Esse prazo remete à noventena, princípio constitucional que determina que os entes – União, Estados, Distrito Federal e municípios – cobrem o tributo somente depois de decorridos 90 dias da publicação da lei que o instituiu ou aumentou. A inconstitucionalidade encontra-se quando não se trata de lei e sim de medida provisória, o que deixa claro que a MP veio com intenção de legislar, e não de cumprir o seu caráter de relevância e urgência.

No dia 28/12/2023, um dia antes da sua edição, foi promulgada a Lei 14.784, que prorrogou até o final de 2027 a desoneração parcial da contribuição previdenciária sobre a folha de pagamento, cujo veto do presidente da República havia sido derrubado no dia 14/12/2023. E aqui encontramos outra inconstitucionalidade: o governo federal, insatisfeito com a derrubada do veto e promulgação da lei, um dia depois editou a MP, revertendo o que fora aprovado pelo Congresso Nacional, uma deliberada afronta à independência dos Poderes e ao inciso XXXVI do artigo 5.º da Constituição federal.
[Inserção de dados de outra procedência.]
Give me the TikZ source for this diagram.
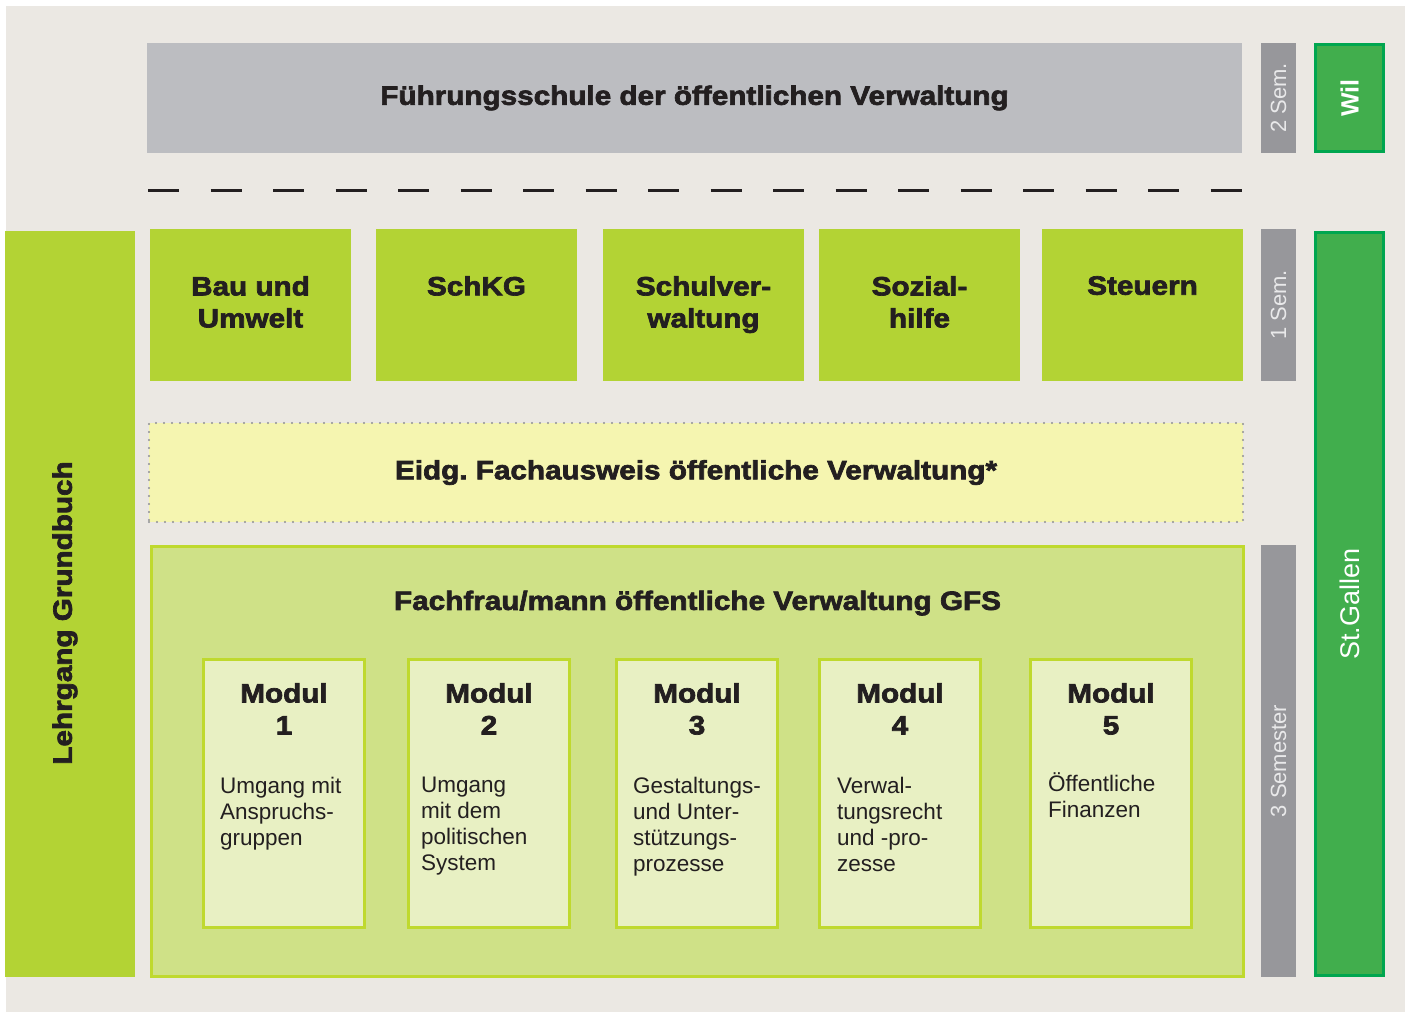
\documentclass[tikz,border=0pt]{standalone}
\usepackage{fontspec}
\setmainfont{Liberation Sans}
\newfontfamily\headfont[FakeStretch=1.12, BoldFeatures={FakeBold=2.6}]{Liberation Sans}
\usetikzlibrary{positioning}
\frenchspacing

\definecolor{paper}{HTML}{EBE8E3}
\definecolor{ink}{HTML}{231F20}
\definecolor{topgrey}{HTML}{BCBDC1}
\definecolor{semgrey}{HTML}{97979B}
\definecolor{semink}{HTML}{E9E9EA}
\definecolor{lime}{HTML}{B3D334}
\definecolor{citygreen}{HTML}{41AE4D}
\definecolor{cityline}{HTML}{00A650}
\definecolor{paleyellow}{HTML}{F5F5B0}
\definecolor{dotgrey}{HTML}{8F9096}
\definecolor{gfsfill}{HTML}{CFE187}
\definecolor{gfsline}{HTML}{BFD92E}
\definecolor{modfill}{HTML}{E8F0C3}

\begin{document}
\begin{tikzpicture}[x=1pt, y=-1pt,
    box/.style={rectangle, draw=none, inner sep=0pt, outer sep=0pt},
    topic/.style={box, fill=lime, minimum width=201pt, minimum height=152pt},
    semester/.style={box, fill=semgrey, minimum width=35pt},
    city/.style={box, fill=citygreen, draw=cityline, line width=3pt, minimum width=68pt},
    modul/.style={box, fill=modfill, draw=gfsline, line width=3pt, minimum width=161pt, minimum height=268pt},
    headtext/.style={inner sep=0pt, text=ink, align=center, font=\headfont\bfseries\fontsize{26.5}{32}\selectfont},
    bodytext/.style={inner sep=0pt, text=ink, align=left, font=\fontsize{22.5}{26}\selectfont},
    semtext/.style={inner sep=0pt, rotate=90, text=semink, font=\fontsize{22}{26}\selectfont},
    citytext/.style={inner sep=0pt, rotate=90, text=white, font=\fontsize{27}{30}\selectfont},
    dashline/.style={draw=ink, line width=3pt, dash pattern=on 31pt off 31.5pt}]

    % Paper
    \fill[white] (0,0) rectangle (1410,1014);
    \fill[paper] (6,6) rectangle (1405,1012);

    % Top row
    \node[box, fill=topgrey, minimum width=1095pt, minimum height=110pt, headtext] (fuehrung) at (694.5,98) {Führungsschule der öffentlichen Verwaltung};
    \node[semester, minimum height=110pt] (sem2) at (1278.5,98) {};
    \node[semtext] (sem2txt) at (sem2) {2 Sem.};
    \node[city, minimum height=107pt] (wil) at (1349.5,98) {};
    \node[citytext, font=\bfseries\fontsize{25}{30}\selectfont] (wiltxt) at (wil) {Wil};

    % Dashed separator
    \coordinate (dashstart) at (148,190);
    \coordinate (dashend) at (1243,190);
    \draw[dashline] (dashstart) -- (dashend);

    % Left bar
    \node[box, fill=lime, minimum width=130pt, minimum height=746pt] (grundbuch) at (70,604) {};
    \node[headtext, rotate=90] (grundbuchtxt) at (65,613) {Lehrgang Grundbuch};

    % Specialisations
    \node[topic] (bau) at (250.5,305) {};
    \node[topic] (schkg) at (476.5,305) {};
    \node[topic] (schule) at (703.5,305) {};
    \node[topic] (sozial) at (919.5,305) {};
    \node[topic] (steuern) at (1142.5,305) {};
    \node[headtext, below=47pt of bau.north] (bautxt) {Bau und\\Umwelt};
    \node[headtext, below=47pt of schkg.north] (schkgtxt) {SchKG};
    \node[headtext, below=47pt of schule.north] (schuletxt) {Schulver-\\waltung};
    \node[headtext, below=47pt of sozial.north] (sozialtxt) {Sozial-\\hilfe};
    \node[headtext, below=47pt of steuern.north] (steuerntxt) {Steuern};
    \node[semester, minimum height=152pt] (sem1) at (1278.5,305) {};
    \node[semtext] (sem1txt) at (sem1) {1 Sem.};
    \node[city, minimum height=743pt] (stgallen) at (1349.5,604) {};
    \node[citytext] (stgallentxt) at (stgallen) {St.Gallen};

    % Federal certificate
    \node[box, fill=paleyellow, draw=dotgrey, line width=2.2pt, line cap=round, dash pattern=on 0pt off 8pt,
        minimum width=1094pt, minimum height=99pt, headtext] (fachausweis) at (696,472.5) {Eidg. Fachausweis öffentliche Verwaltung*};

    % GFS course with modules
    \node[box, fill=gfsfill, draw=gfsline, line width=3pt, minimum width=1092pt, minimum height=430pt] (gfs) at (697.5,761.5) {};
    \node[headtext, below=44pt of gfs.north] (gfstxt) {Fachfrau/mann öffentliche Verwaltung GFS};
    \node[semester, minimum height=432pt] (sem3) at (1278.5,761) {};
    \node[semtext] (sem3txt) at (sem3) {3 Semester};

    \node[modul] (m1) at (284,793.5) {};
    \node[modul] (m2) at (489,793.5) {};
    \node[modul] (m3) at (697,793.5) {};
    \node[modul] (m4) at (900,793.5) {};
    \node[modul] (m5) at (1111,793.5) {};

    \node[headtext, below=23.5pt of m1.north] (m1title) {Modul\\1};
    \node[headtext, below=23.5pt of m2.north] (m2title) {Modul\\2};
    \node[headtext, below=23.5pt of m3.north] (m3title) {Modul\\3};
    \node[headtext, below=23.5pt of m4.north] (m4title) {Modul\\4};
    \node[headtext, below=23.5pt of m5.north] (m5title) {Modul\\5};

    \node[bodytext, anchor=north west] (m1body) at ([shift={(16.5,117)}]m1.north west) {Umgang mit\\Anspruchs-\\gruppen};
    \node[bodytext, anchor=north west] (m2body) at ([shift={(12.5,117)}]m2.north west) {Umgang\\mit dem\\politischen\\System};
    \node[bodytext, anchor=north west] (m3body) at ([shift={(16.5,117)}]m3.north west) {Gestaltungs-\\und Unter-\\stützungs-\\prozesse};
    \node[bodytext, anchor=north west] (m4body) at ([shift={(17.5,117)}]m4.north west) {Verwal-\\tungsrecht\\und -pro-\\zesse};
    \node[bodytext, anchor=north west] (m5body) at ([shift={(17.5,113)}]m5.north west) {Öffentliche\\Finanzen};
\end{tikzpicture}
\end{document}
Nesse mesmo sentido, a atual jurisprudência do Supremo Tribunal Federal (STF), a Ação Direta de Inconstitucionalidade (ADI) 7.232, concedeu liminar declarando que houve abuso do chefe do Executivo (presidente da República) – em 2022, medida provisória alterava leis de apoio financeiro ao setor cultural e de eventos – pela ausência da relevância e urgência e por se tratar de MP editada após o governo ter seu veto derrubado pelo Congresso Nacional. No julgamento foram suspensos todos os efeitos da MP para que fosse apreciada como projeto de lei, situação análoga ao caso aqui discutido.

A MP também ofende o artigo 178 do Código Tributário Nacional e súmula 544 do STF, que, analisados de forma separada e em conjunto, normatizam a impossibilidade de revogação de isenções fiscais pelo prazo certo, sendo vedado à administração livremente suprimir sem que o prazo tenha se esgotado.

Os contribuintes que terão revogados as isenções e/ou benefícios fiscais, destacando o Perse e a desoneração parcial da contribuição previdenciária sobre a folha de pagamento, poderão, via Poder Judiciário, requerer o afastamento dos efeitos da MP, o que já foi feito e com êxito em casos recentes, vide ADI 7.232.

A MP é mais uma medida do governo federal na busca de zerar o déficit das contas públicas; contudo, acabou se tornando um atropelo inconstitucional, criando ainda mais insegurança jurídica.